Ce sigle « RPE », nous lui avons donné consistance dans l’état de l’art : il englobe la pluralité des ressources électroniques qui sont produites à des fins d’apprentissage. Il a ainsi vocation à désigner n’importe quelle forme de document pédagogique disponible sur support numérique, que ce soit un TP, une bibliographie, un schéma, un cours, ou même un morceau de cours. Mais il nous apparaît finalement que ce sigle porte bien plus en lui que cette pluralité de ressources.

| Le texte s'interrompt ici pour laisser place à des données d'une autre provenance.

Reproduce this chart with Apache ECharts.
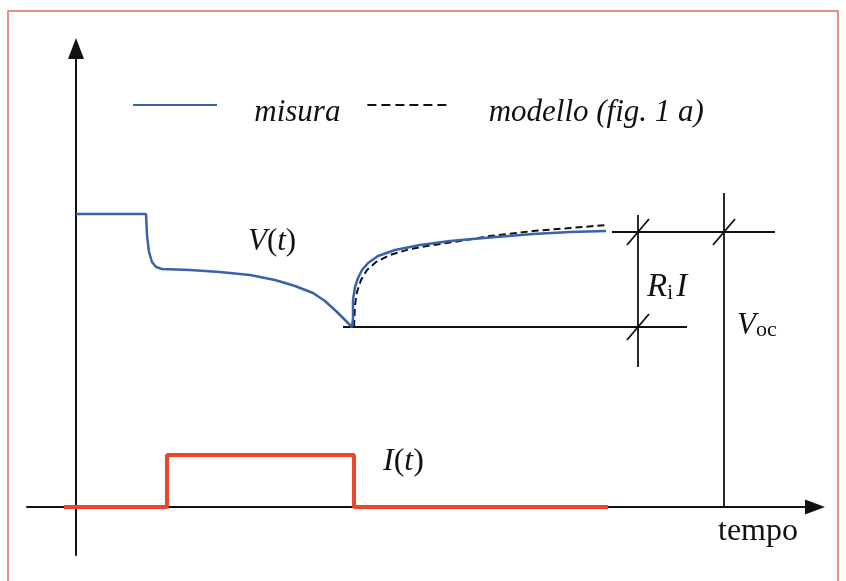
<!DOCTYPE html>
<html><head><meta charset="utf-8">
<script src="https://cdn.jsdelivr.net/npm/echarts@6/dist/echarts.min.js"></script>
<style>html,body{margin:0;padding:0;background:#fff}#c{width:846px;height:581px}</style>
</head><body><div id="c"></div>
<script>
// x = time (arbitrary units from origin), y = value (arbitrary units above the time axis)
const measuredV = [[0,293],[70,293],[71,272],[73,255],[76,245],[80,240],[86,238],[114,237],[144,235],[174,232],[199,227],[219,221],[237,214],[249,206],[261,195],[270,186],[276,180],
  [277,189],[277,207],[279,220],[282,229],[286,237],[292,244],[302,251],[319,257],[344,262],[374,266],[414,269.5],[457,273],[494,275],[530,276]];
const modelV = [[278,180],[279,202],[281,215],[285,227],[291,237],[300,245],[314,252],[334,258],[357,262],[384,266],[414,271],[457,276],[494,279],[531,282]];
const currentI = [[-12,0],[91,0],[91,52],[278,52],[278,0],[532,0]];
const refSegments = [
  [[267,180],[611,180]],
  [[536,275],[699,275]],
  [[562,292],[562,140]],
  [[648,314],[648,0]]
];
const tickSlashes = [
  [[551,262],[573,288]],
  [[551,167],[573,193]],
  [[637,262],[659,288]]
];
const seriesNames = ['misura', 'modello (fig. 1 a)', 'I(t)'];

const FONT = '"Liberation Serif", "Times New Roman", serif';
const chart = echarts.init(document.getElementById('c'), null, {renderer:'canvas'});

const refSeries = refSegments.concat(tickSlashes).map((seg, i) => ({
  type: 'line', name: 'ref' + i, data: seg, symbol: 'none', silent: true, z: 1,
  lineStyle: {color: '#111', width: 1.8}, animation: false
}));

chart.setOption({
  animation: false,
  backgroundColor: '#fff',
  grid: {left: 27, right: 31, top: 48.5, bottom: 26},
  xAxis: {type: 'value', min: -49, max: 739,
    axisLine: {onZero: true, symbol: ['none','triangle'], symbolSize: [15, 20], lineStyle: {color: '#111', width: 2}},
    axisTick: {show: false}, axisLabel: {show: false}, splitLine: {show: false}},
  yAxis: {type: 'value', min: -48, max: 458.5,
    axisLine: {show: true, onZero: true, symbol: ['none','triangle'], symbolSize: [16, 21], lineStyle: {color: '#111', width: 2}},
    axisTick: {show: false}, axisLabel: {show: false}, splitLine: {show: false}},
  legend: {
    data: [{name: seriesNames[0]}, {name: seriesNames[1], lineStyle: {type: [9, 5]}}],
    left: 127, top: 92, itemWidth: 84, itemHeight: 14, itemGap: 26,
    selectedMode: false,
    itemStyle: {opacity: 0, borderWidth: 0},
    formatter: n => '{sp| }{t|' + n + '}',
    textStyle: {fontFamily: FONT, fontStyle: 'italic', fontSize: 31, color: '#111', padding: [0,0,0,32],
      rich: {
        sp: {fontSize: 1, lineHeight: 46},
        t: {fontFamily: FONT, fontStyle: 'italic', fontSize: 31, color: '#111', lineHeight: 36, verticalAlign: 'bottom'}
      }}
  },
  series: refSeries.concat([
    {type: 'line', name: seriesNames[2], data: currentI, symbol: 'none', z: 3,
      lineStyle: {color: '#e8472e', width: 4}, itemStyle: {color: '#e8472e'}},
    {type: 'line', name: seriesNames[1], data: modelV, symbol: 'none', z: 4,
      lineStyle: {color: '#111', width: 2, type: [7, 4]}, itemStyle: {color: '#111'}},
    {type: 'line', name: seriesNames[0], data: measuredV, symbol: 'none', z: 5,
      lineStyle: {color: '#3a60b0', width: 2.5}, itemStyle: {color: '#3a60b0'}}
  ]),
  graphic: [
    {type: 'rect', shape: {x: 8, y: 11, width: 830, height: 620}, style: {fill: 'none', stroke: '#e06a6a', lineWidth: 1.5}, silent: true},
    {type: 'text', x: 718, y: 532, style: {text: 'tempo', font: '32px ' + FONT, fill: '#111', verticalAlign: 'middle'}},
    {type: 'text', x: 248, y: 242, style: {text: '{i|V}{r|(}{i|t}{r|)}', verticalAlign: 'middle',
      rich: {i: {fontFamily: FONT, fontStyle: 'italic', fontSize: 31, fill: '#111'}, r: {fontFamily: FONT, fontSize: 31, fill: '#111'}}}},
    {type: 'text', x: 383, y: 462, style: {text: '{i|I}{r|(}{i|t}{r|)}', verticalAlign: 'middle',
      rich: {i: {fontFamily: FONT, fontStyle: 'italic', fontSize: 32, fill: '#111'}, r: {fontFamily: FONT, fontSize: 32, fill: '#111'}}}},
    {type: 'text', x: 647, y: 287, style: {text: '{i|R}{s|i} {i|I}', verticalAlign: 'middle',
      rich: {i: {fontFamily: FONT, fontStyle: 'italic', fontSize: 33, fill: '#111'}, s: {fontFamily: FONT, fontSize: 21, fill: '#111', verticalAlign: 'bottom'}}}},
    {type: 'text', x: 737, y: 326, style: {text: '{i|V}{s|oc}', verticalAlign: 'middle',
      rich: {i: {fontFamily: FONT, fontStyle: 'italic', fontSize: 31, fill: '#111'}, s: {fontFamily: FONT, fontSize: 22, fill: '#111', verticalAlign: 'bottom'}}}}
  ]
});
</script></body></html>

Le sigle RPE, qui visait à simplifier l’approche de notre travail, s’est subitement mis à le déborder, puis à le posséder, pour finalement le maintenir prisonnier en lui. En abordant la dimension humaine de l’étude, nous avons constaté que les pratiques encore non stabilisées, ne nous permettaient pas pour le moment de catégoriser les acteurs du e-learning. Il s’avère que c’est un constat similaire que nous pouvons tirer à propos des ressources pédagogiques : celles-ci sont trop nombreuses et trop disparates pour que l’on puisse les considérer comme étant un matériau unique.
Au commencement du travail, nous pensions que l’état de progression des travaux et réflexions en cours nous autorisait une tentative de consolidation de ce processus du e learning qu’est l’indexation. Mais lorsque l’on se met à appréhender les ressources qui sont produites en contexte e learning, c’est n’est pas à une consolidation que l’on assiste, mais à une dispersion. Toutes ne sont en effet pas du même acabit : elles peuvent être tantôt scénarisées, tantôt linéaires ; elles peuvent être tantôt multimédia, tantôt « monomédia » ; elles peuvent être tantôt granulaires, tantôt une « agrégation de granules ». Et puis fondamentalement, qu’est ce qui les distingue d’une ressource documentaire traditionnelle ? Les bibliothécaires eux-mêmes ne s’y retrouvent pas.
En matière d’e-learning, le travail de consolidation n’est donc pas à l’aube de son commencement ; et toute tentative de rationalisation des processus qui s’y trouvent imbriqués, sans repères conceptuels et définitionnels, serait inéluctablement vouée à l’échec.